Gubby vs Train

 

Most recently we were all getting into the car ready to make off to Ballymena from Portrush just after a chip, when this latest Gubbyaccident occurred.

Gubby was still eating and hopped into the back seat, passenger side, and I closed my door, making johnny think the car was all ready to go and so he put the car in gear and tried to drive off...except for this amazing sound that I've only ever heard on wild life programs. The sort of sound wildebeest make when their arse has been ripped off by a big lion or something, sort of like a groooooggguurrgh!!!!

Well, we all thought that was a funny sound and we sort of chuckled, but then Gubby said to johnny, hey what are ye doing. To which we all looked puzzled and confused. Then gubby sat their for a minute and said 'um...johnny, could ye ...get off me foot?'

What had occurred was that gubby's foot was playing hide and seek with him, and had chosen an unlikely hiding place under the car wheel, causing great distress for gubby, being the foot owner and main recipient of any pain involved.

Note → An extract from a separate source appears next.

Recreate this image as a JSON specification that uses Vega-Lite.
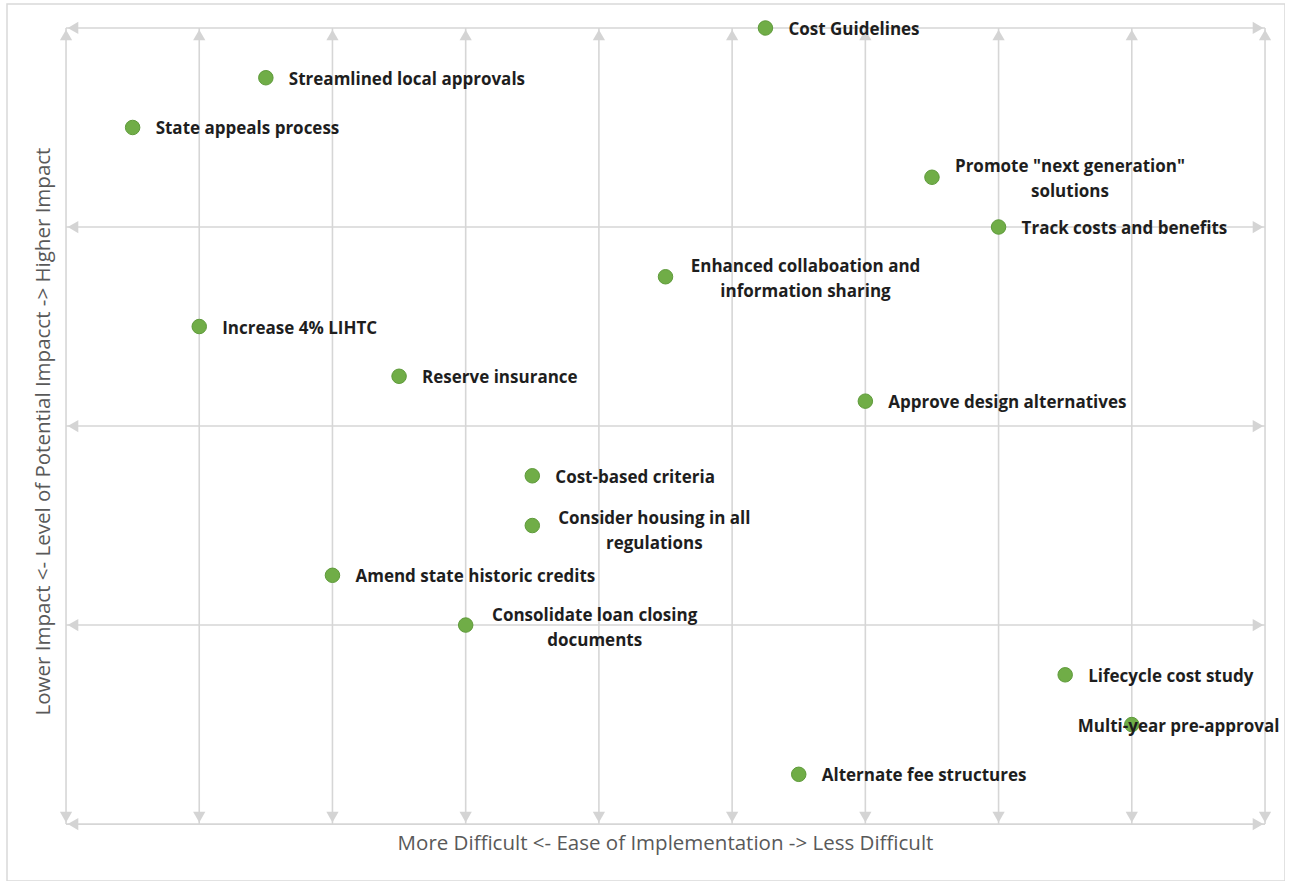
{
  "$schema": "https://vega.github.io/schema/vega-lite/v6.json",
  "width": 1278,
  "height": 877,
  "autosize": {"type": "none"},
  "padding": {"left": 7, "top": 4, "right": 0, "bottom": 0},
  "background": "white",
  "datasets": {
    "pts": [
      {"label": "Cost Guidelines", "ease": 5.25, "impact": 4},
      {"label": "Streamlined local approvals", "ease": 1.5, "impact": 3.75},
      {"label": "State appeals process", "ease": 0.5, "impact": 3.5},
      {"label": "Promote \"next generation\"\nsolutions", "ease": 6.5, "impact": 3.25},
      {"label": "Track costs and benefits", "ease": 7, "impact": 3},
      {"label": "Enhanced collaboation and\ninformation sharing", "ease": 4.5, "impact": 2.75},
      {"label": "Increase 4% LIHTC", "ease": 1, "impact": 2.5},
      {"label": "Reserve insurance", "ease": 2.5, "impact": 2.25},
      {"label": "Approve design alternatives", "ease": 6, "impact": 2.125},
      {"label": "Cost-based criteria", "ease": 3.5, "impact": 1.75},
      {"label": "Consider housing in all\nregulations", "ease": 3.5, "impact": 1.5},
      {"label": "Amend state historic credits", "ease": 2, "impact": 1.25},
      {"label": "Consolidate loan closing\ndocuments", "ease": 3, "impact": 1},
      {"label": "Lifecycle cost study", "ease": 7.5, "impact": 0.75},
      {"label": "Multi-year pre-approval", "ease": 8, "impact": 0.5},
      {"label": "Alternate fee structures", "ease": 5.5, "impact": 0.25}
    ],
    "vx": [{"gx": 0}, {"gx": 1}, {"gx": 2}, {"gx": 3}, {"gx": 4}, {"gx": 5}, {"gx": 6}, {"gx": 7}, {"gx": 8}, {"gx": 9}],
    "hy": [{"gy": 0}, {"gy": 1}, {"gy": 2}, {"gy": 3}, {"gy": 4}]
  },
  "config": {
    "view": {"stroke": "#d9d9d9", "strokeWidth": 1.5},
    "font": "Open Sans",
    "axis": {
      "domain": false, "ticks": false, "labels": false, "grid": false,
      "titleFont": "Open Sans", "titleFontSize": 20.5, "titleFontWeight": "normal",
      "titleColor": "#595959", "titleAlign": "center", "titleBaseline": "middle"
    },
    "axisX": {"titleX": 658, "titleY": -38},
    "axisY": {"titleX": 36, "titleY": 427, "titleAngle": -90},
    "text": {"font": "Open Sans", "fontSize": 17, "fontWeight": "bold", "color": "#1e1e1e", "baseline": "middle", "dy": 2}
  },
  "layer": [
    {
      "data": {"name": "vx"},
      "mark": {"type": "rule", "color": "#d6d6d6", "strokeWidth": 1.6},
      "encoding": {
        "x": {"field": "gx", "type": "quantitative", "scale": {"domain": [-0.443, 9.15], "nice": false, "zero": false}, "title": "More Difficult <- Ease of Implementation  -> Less Difficult"},
        "y": {"datum": 0, "type": "quantitative", "scale": {"domain": [-0.286, 4.1205], "nice": false, "zero": false}, "title": "Lower Impact <- Level of Potential Impacct -> Higher Impact"},
        "y2": {"datum": 4}
      }
    },
    {
      "data": {"name": "hy"},
      "mark": {"type": "rule", "color": "#d6d6d6", "strokeWidth": 1.6},
      "encoding": {
        "y": {"field": "gy", "type": "quantitative", "title": "Lower Impact <- Level of Potential Impacct -> Higher Impact"},
        "x": {"datum": 0, "type": "quantitative", "title": "More Difficult <- Ease of Implementation  -> Less Difficult"},
        "x2": {"datum": 9}
      }
    },
    {
      "data": {"name": "vx"},
      "mark": {"type": "point", "shape": "triangle-up", "filled": true, "size": 150, "color": "#d4d4d4", "opacity": 1, "yOffset": 7},
      "encoding": {
        "x": {"field": "gx", "type": "quantitative", "title": "More Difficult <- Ease of Implementation  -> Less Difficult"},
        "y": {"datum": 4, "type": "quantitative", "title": "Lower Impact <- Level of Potential Impacct -> Higher Impact"}
      }
    },
    {
      "data": {"name": "vx"},
      "mark": {"type": "point", "shape": "triangle-down", "filled": true, "size": 150, "color": "#d4d4d4", "opacity": 1, "yOffset": -7},
      "encoding": {
        "x": {"field": "gx", "type": "quantitative", "title": "More Difficult <- Ease of Implementation  -> Less Difficult"},
        "y": {"datum": 0, "type": "quantitative", "title": "Lower Impact <- Level of Potential Impacct -> Higher Impact"}
      }
    },
    {
      "data": {"name": "hy"},
      "mark": {"type": "point", "shape": "triangle-left", "filled": true, "size": 150, "color": "#d4d4d4", "opacity": 1, "xOffset": 7},
      "encoding": {
        "y": {"field": "gy", "type": "quantitative", "title": "Lower Impact <- Level of Potential Impacct -> Higher Impact"},
        "x": {"datum": 0, "type": "quantitative", "title": "More Difficult <- Ease of Implementation  -> Less Difficult"}
      }
    },
    {
      "data": {"name": "hy"},
      "mark": {"type": "point", "shape": "triangle-right", "filled": true, "size": 150, "color": "#d4d4d4", "opacity": 1, "xOffset": -7},
      "encoding": {
        "y": {"field": "gy", "type": "quantitative", "title": "Lower Impact <- Level of Potential Impacct -> Higher Impact"},
        "x": {"datum": 9, "type": "quantitative", "title": "More Difficult <- Ease of Implementation  -> Less Difficult"}
      }
    },
    {
      "data": {"name": "pts"},
      "mark": {"type": "point", "filled": true, "size": 210, "color": "#70ad47", "stroke": "#5e9a3a", "strokeWidth": 1, "opacity": 1},
      "encoding": {
        "x": {"field": "ease", "type": "quantitative", "title": "More Difficult <- Ease of Implementation  -> Less Difficult"},
        "y": {"field": "impact", "type": "quantitative", "title": "Lower Impact <- Level of Potential Impacct -> Higher Impact"}
      }
    },
    {
      "data": {"name": "pts"},
      "transform": [{"filter": "indexof(datum.label, '\\n') < 0 && datum.label != 'Multi-year pre-approval'"}],
      "mark": {"type": "text", "align": "left", "dx": 23},
      "encoding": {
        "x": {"field": "ease", "type": "quantitative", "title": "More Difficult <- Ease of Implementation  -> Less Difficult"},
        "y": {"field": "impact", "type": "quantitative", "title": "Lower Impact <- Level of Potential Impacct -> Higher Impact"},
        "text": {"field": "label"}
      }
    },
    {
      "data": {"name": "pts"},
      "transform": [{"filter": "datum.label == 'Multi-year pre-approval'"}],
      "mark": {"type": "text", "align": "left", "dx": -54},
      "encoding": {
        "x": {"field": "ease", "type": "quantitative", "title": "More Difficult <- Ease of Implementation  -> Less Difficult"},
        "y": {"field": "impact", "type": "quantitative", "title": "Lower Impact <- Level of Potential Impacct -> Higher Impact"},
        "text": {"field": "label"}
      }
    },
    {
      "data": {"name": "pts"},
      "transform": [{"filter": "indexof(datum.label, 'Promote') == 0"}],
      "mark": {"type": "text", "align": "center", "dx": 138, "dy": -10, "lineBreak": "\n", "lineHeight": 25},
      "encoding": {
        "x": {"field": "ease", "type": "quantitative", "title": "More Difficult <- Ease of Implementation  -> Less Difficult"},
        "y": {"field": "impact", "type": "quantitative", "title": "Lower Impact <- Level of Potential Impacct -> Higher Impact"},
        "text": {"field": "label"}
      }
    },
    {
      "data": {"name": "pts"},
      "transform": [{"filter": "indexof(datum.label, 'Enhanced') == 0"}],
      "mark": {"type": "text", "align": "center", "dx": 140, "dy": -10, "lineBreak": "\n", "lineHeight": 25},
      "encoding": {
        "x": {"field": "ease", "type": "quantitative", "title": "More Difficult <- Ease of Implementation  -> Less Difficult"},
        "y": {"field": "impact", "type": "quantitative", "title": "Lower Impact <- Level of Potential Impacct -> Higher Impact"},
        "text": {"field": "label"}
      }
    },
    {
      "data": {"name": "pts"},
      "transform": [{"filter": "indexof(datum.label, 'Consider') == 0"}],
      "mark": {"type": "text", "align": "center", "dx": 122, "dy": -7, "lineBreak": "\n", "lineHeight": 25},
      "encoding": {
        "x": {"field": "ease", "type": "quantitative", "title": "More Difficult <- Ease of Implementation  -> Less Difficult"},
        "y": {"field": "impact", "type": "quantitative", "title": "Lower Impact <- Level of Potential Impacct -> Higher Impact"},
        "text": {"field": "label"}
      }
    },
    {
      "data": {"name": "pts"},
      "transform": [{"filter": "indexof(datum.label, 'Consolidate') == 0"}],
      "mark": {"type": "text", "align": "center", "dx": 129, "dy": -9, "lineBreak": "\n", "lineHeight": 25},
      "encoding": {
        "x": {"field": "ease", "type": "quantitative", "title": "More Difficult <- Ease of Implementation  -> Less Difficult"},
        "y": {"field": "impact", "type": "quantitative", "title": "Lower Impact <- Level of Potential Impacct -> Higher Impact"},
        "text": {"field": "label"}
      }
    }
  ]
}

Normally if something like this happens the victim has no hesitation in shouting out the pain they're under and the best way to remedy the situation. Gubby got the first bit right with the groogh sound, but failed after that. Instead of sitting there still eating his chips and causally mentioning to johnny he'd might like to reverse the car, Gubby should have used many expletives and foul language in getting johnny to move the car NOW!!!

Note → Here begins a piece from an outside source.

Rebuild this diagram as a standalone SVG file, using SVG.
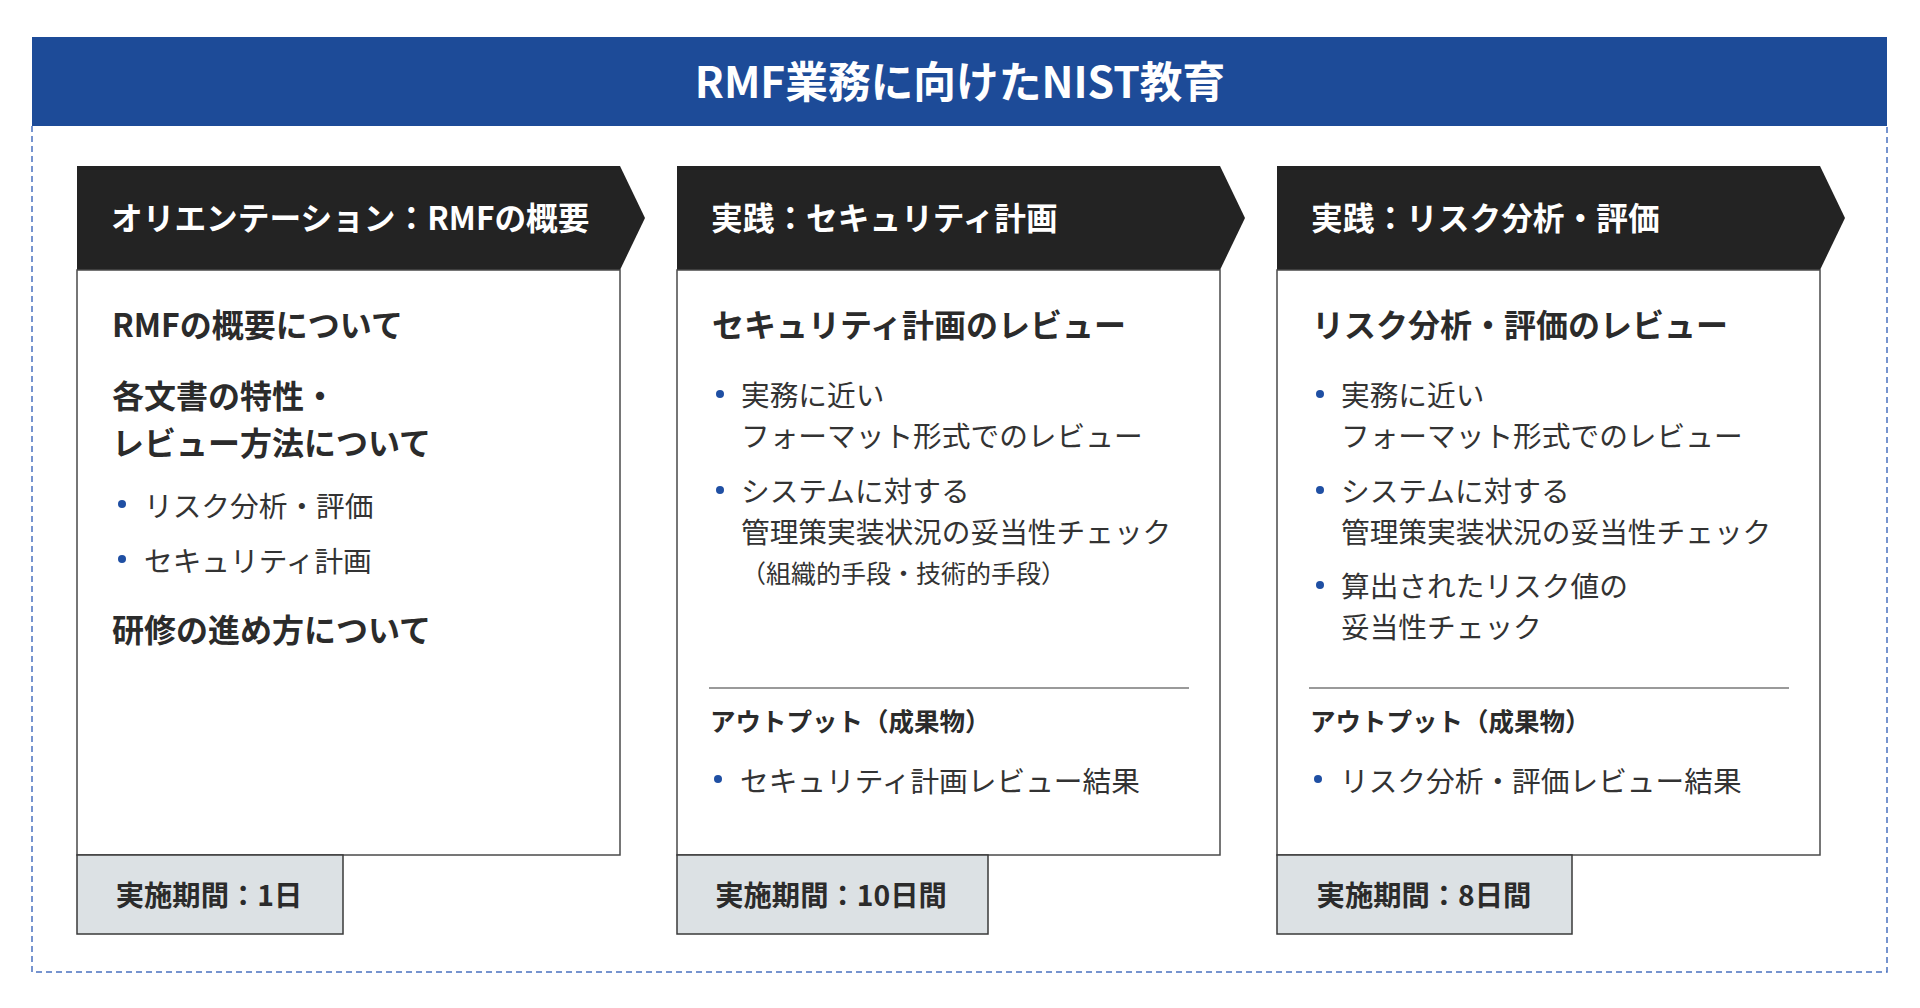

What we were up to before that:

Mostly waiting on trains so far, but with the promise of minibus travel flying in our sky of dreams we can flush all that wasted time on the train down the shaking toilet bowl of a NIR train toilet (don't forget to aim).

What we have is a total lack of respect for public property...so deep is this lack that one of our members even used his head as a target for 'youths' to throw bricks at while he was on the train...thereby smashing a window.

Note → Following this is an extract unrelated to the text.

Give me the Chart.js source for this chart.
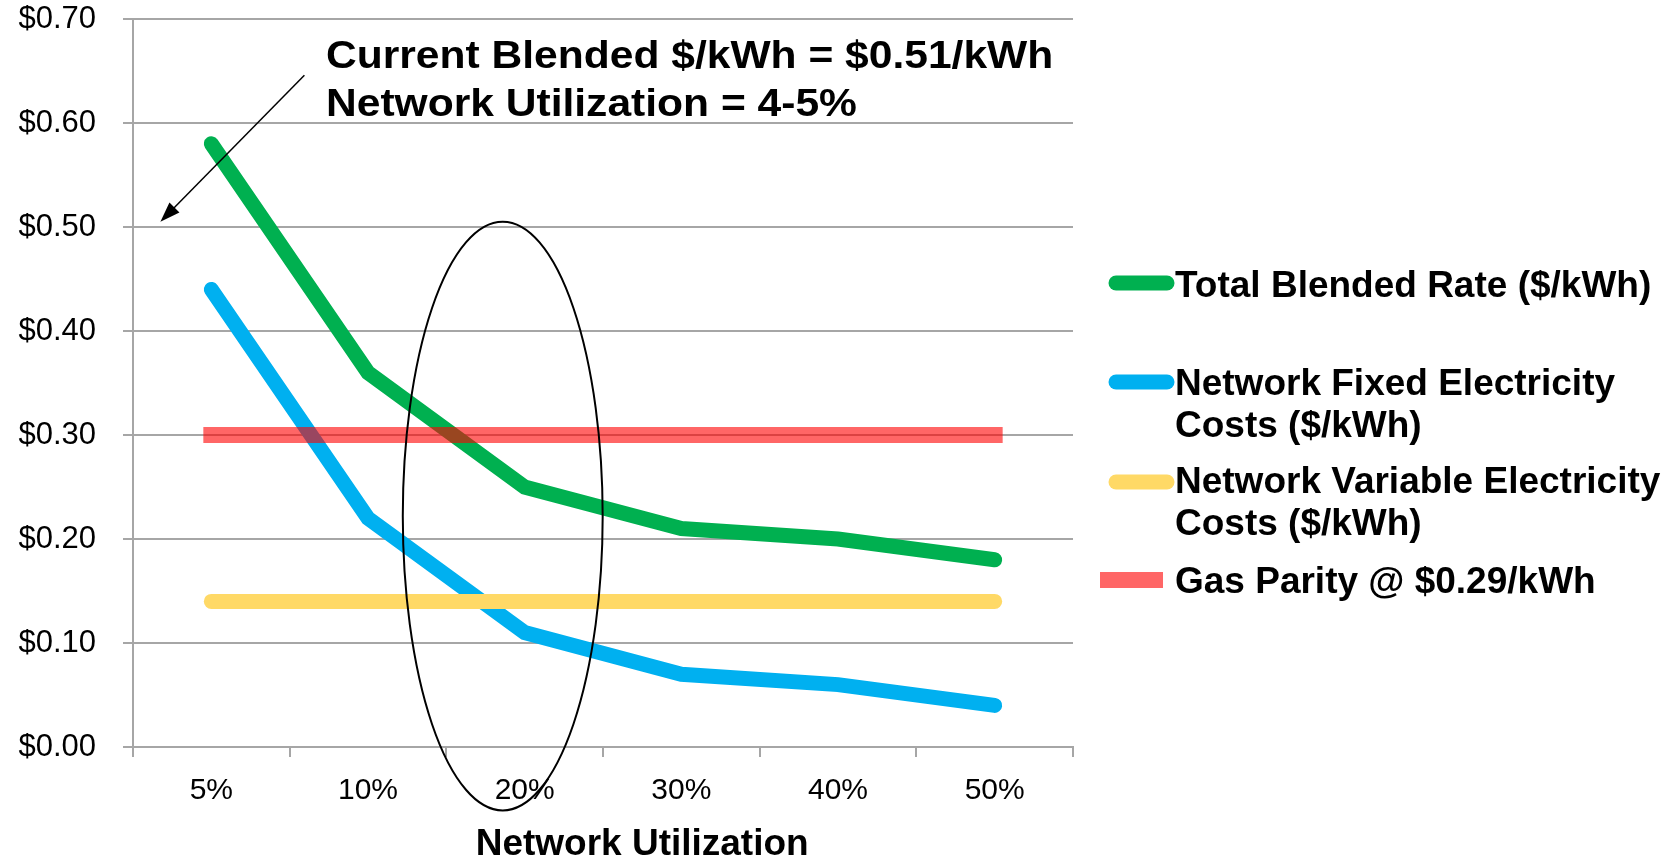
<!DOCTYPE html>
<html>
<head>
<meta charset="utf-8">
<script src="https://cdn.jsdelivr.net/npm/chart.js@4.4.0/dist/chart.umd.min.js"></script>
<style>
  html, body { margin: 0; padding: 0; background: #fff; }
</style>
</head>
<body>
<canvas id="rateChart" width="1675" height="860"></canvas>
<script>
const categories = ["5%", "10%", "20%", "30%", "40%", "50%"];
const totalBlended = [0.58, 0.36, 0.25, 0.21, 0.20, 0.18];
const networkFixed = [0.44, 0.22, 0.11, 0.07, 0.06, 0.04];
const networkVariable = [0.14, 0.14, 0.14, 0.14, 0.14, 0.14];
const gasParity = [0.30, 0.30, 0.30, 0.30, 0.30, 0.30];
const yTickLabels = ["$0.00", "$0.10", "$0.20", "$0.30", "$0.40", "$0.50", "$0.60", "$0.70"];

const seriesLabels = [
  "Total Blended Rate ($/kWh)",
  "Network Fixed Electricity\nCosts ($/kWh)",
  "Network Variable Electricity\nCosts ($/kWh)",
  "Gas Parity @ $0.29/kWh",
];
const xTitle = "Network Utilization";
const noteLines = ["Current Blended $/kWh = $0.51/kWh", "Network Utilization = 4-5%"];

const FONT = "'Liberation Sans', Arial, sans-serif";
const GRID = "#A6A6A6";
Chart.defaults.font.family = FONT;
Chart.defaults.color = "#000";

/* ---------- legend on the right ---------- */
const legendPlace = [
  { marker: 283, lines: [297] },
  { marker: 382, lines: [395, 437] },
  { marker: 482, lines: [493, 535] },
  { marker: 580, lines: [593], rect: true },
];

const sideLegend = {
  id: "sideLegend",
  afterDraw(chart) {
    const ctx = chart.ctx;
    ctx.save();
    ctx.font = "bold 37px " + FONT;
    ctx.textAlign = "left";
    ctx.textBaseline = "alphabetic";
    chart.data.datasets.forEach((ds, i) => {
      const p = legendPlace[i];
      if (p.rect) {
        ctx.fillStyle = ds.borderColor;
        ctx.fillRect(1100, p.marker - 8, 63, 16);
      } else {
        ctx.strokeStyle = ds.borderColor;
        ctx.lineWidth = 15;
        ctx.lineCap = "round";
        ctx.beginPath();
        ctx.moveTo(1116, p.marker);
        ctx.lineTo(1167, p.marker);
        ctx.stroke();
      }
      ctx.fillStyle = "#000";
      ds.label.split("\n").forEach((t, k) => ctx.fillText(t, 1175, p.lines[k]));
    });
    ctx.restore();
  },
};

/* ---------- ellipse, arrow, note and axis title ---------- */
const notes = {
  id: "notes",
  afterDatasetsDraw(chart) {
    const { ctx, scales: { x, y } } = chart;
    const step = x.getPixelForValue(1) - x.getPixelForValue(0);
    const px = i => x.getPixelForValue(0) + i * step;
    ctx.save();

    // ellipse round the 20% region
    ctx.strokeStyle = "#000";
    ctx.lineWidth = 2;
    ctx.beginPath();
    ctx.ellipse(px(1.86), y.getPixelForValue(0.222), 0.638 * step,
      y.getPixelForValue(0) - y.getPixelForValue(0.283), 0, 0, Math.PI * 2);
    ctx.stroke();

    // arrow
    const x1 = px(0.594), y1 = y.getPixelForValue(0.646);
    const x2 = px(-0.325), y2 = y.getPixelForValue(0.505);
    const ang = Math.atan2(y2 - y1, x2 - x1);
    ctx.lineWidth = 1.5;
    ctx.beginPath();
    ctx.moveTo(x1, y1);
    ctx.lineTo(x2 - 14 * Math.cos(ang), y2 - 14 * Math.sin(ang));
    ctx.stroke();
    ctx.fillStyle = "#000";
    ctx.beginPath();
    ctx.moveTo(x2, y2);
    ctx.lineTo(x2 - 20 * Math.cos(ang) + 7 * Math.sin(ang), y2 - 20 * Math.sin(ang) - 7 * Math.cos(ang));
    ctx.lineTo(x2 - 20 * Math.cos(ang) - 7 * Math.sin(ang), y2 - 20 * Math.sin(ang) + 7 * Math.cos(ang));
    ctx.closePath();
    ctx.fill();

    // note text (wide bold)
    ctx.font = "bold 38px " + FONT;
    ctx.textBaseline = "alphabetic";
    [68, 116].forEach((by, k) => {
      ctx.save();
      ctx.translate(326, by);
      ctx.scale(1.12, 1);
      ctx.fillText(noteLines[k], 0, 0);
      ctx.restore();
    });

    // x axis title, sitting a little right of the plot centre
    ctx.font = "bold 37px " + FONT;
    ctx.textAlign = "center";
    ctx.textBaseline = "middle";
    ctx.fillText(xTitle, px(2.75), 845);
    ctx.restore();
  },
};

const lineStyle = {
  borderWidth: 15,
  borderCapStyle: "round",
  borderJoinStyle: "miter",
  pointRadius: 0,
  pointHoverRadius: 0,
  tension: 0,
  fill: false,
};

new Chart(document.getElementById("rateChart"), {
  type: "line",
  data: {
    labels: categories,
    datasets: [
      { ...lineStyle, label: seriesLabels[0], data: totalBlended, borderColor: "#00B050", order: 3 },
      { ...lineStyle, label: seriesLabels[1], data: networkFixed, borderColor: "#00B0F0", order: 4 },
      { ...lineStyle, label: seriesLabels[2], data: networkVariable, borderColor: "#FFD966", order: 2 },
      { ...lineStyle, label: seriesLabels[3], data: gasParity, borderColor: "rgba(255,0,0,0.6)",
        borderWidth: 16, borderCapStyle: "square", order: 1 },
    ],
  },
  options: {
    responsive: false,
    animation: false,
    layout: { padding: { top: 19, right: 602, left: 0, bottom: 0 } },
    plugins: {
      legend: { display: false },
      tooltip: { enabled: false },
    },
    scales: {
      x: {
        offset: true,
        grid: { offset: true, drawOnChartArea: false, drawTicks: true, tickLength: 10, color: GRID, lineWidth: 2 },
        border: { display: true, color: GRID, width: 2 },
        ticks: { font: { size: 30 }, padding: 16, maxRotation: 0, autoSkip: false, color: "#000" },
        afterFit: s => { s.height = 113; s.paddingLeft = 0; s.paddingRight = 0; },
      },
      y: {
        min: 0,
        max: 0.7,
        grid: { color: GRID, lineWidth: 2, tickLength: 10 },
        border: { display: true, color: GRID, width: 2 },
        ticks: {
          stepSize: 0.1,
          padding: 27,
          font: { size: 31 },
          color: "#000",
          callback: (v, i) => yTickLabels[i],
        },
        afterFit: s => { s.width = 133; s.paddingTop = 0; s.paddingBottom = 0; },
      },
    },
  },
  plugins: [notes, sideLegend],
});
</script>
</body>
</html>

That's real heroism, so we've tried to immortalise this in storyform :

Gubby's amazing train story : Don't get on a train with Gubby.

First reason not to get on a train with gubby is the obvious smell, but sometimes that's bearable.  The real reason, and potentially fatal reason, is his ability to magnetise clay and bricks.

The power of attraction bricks feel to the Gubster's head is so great, that even when travelling at the mighty speeds sometimes reached by NIR trains, bricks can feel an urge to embed themselves in Gubby's fair locks, destroying anything in their way, for example train windows, small furry dogs, sandwiches, and even the pungent aroma that permanently surrounds this beans eater.

Yes, the story is a simple, yet tragic tale of a young man on his way back to his term-time residence after visiting his family back in the sticks.  Whilst on the train and enjoying some banter with a few...friends is the only way to describe them, he felt a bit faint and decided his head did hurt after all.  It was then that his slow reaction time and thought processes eventually caught up with the real world and let Gubby in on the secret that everybody else knew...he was allergic to bricks in the head.  Even more so, bricks travelling at high speed.

Facts you may have not got from the story :

Fact 1 : Gubby got hit on the head by a flying (not selfpropelled) brick

Fact 2 : On a train

Fact 3 : His head was braving sore so he went and got pissed.

Fact 4 : He forgot to claim

History of Gubby's train journeys :

Train 1 : His train was ....OOHHHH...late.

Train 2 : His train turned into a big steaming turd half way through Ballymena and then it stopped and the locals started to eat it thinking it was a large pie from heaven.  Or...wait maybe that was my dream...oh yeh, no the train was late again.

Train 3 : Brick in head...see above for more details.

Train 4 : The brakes failed on the train and contrary to popular belief, this did not make the train go faster.  The train was declared a failure and Gubby was an hour late for his carry-out that night.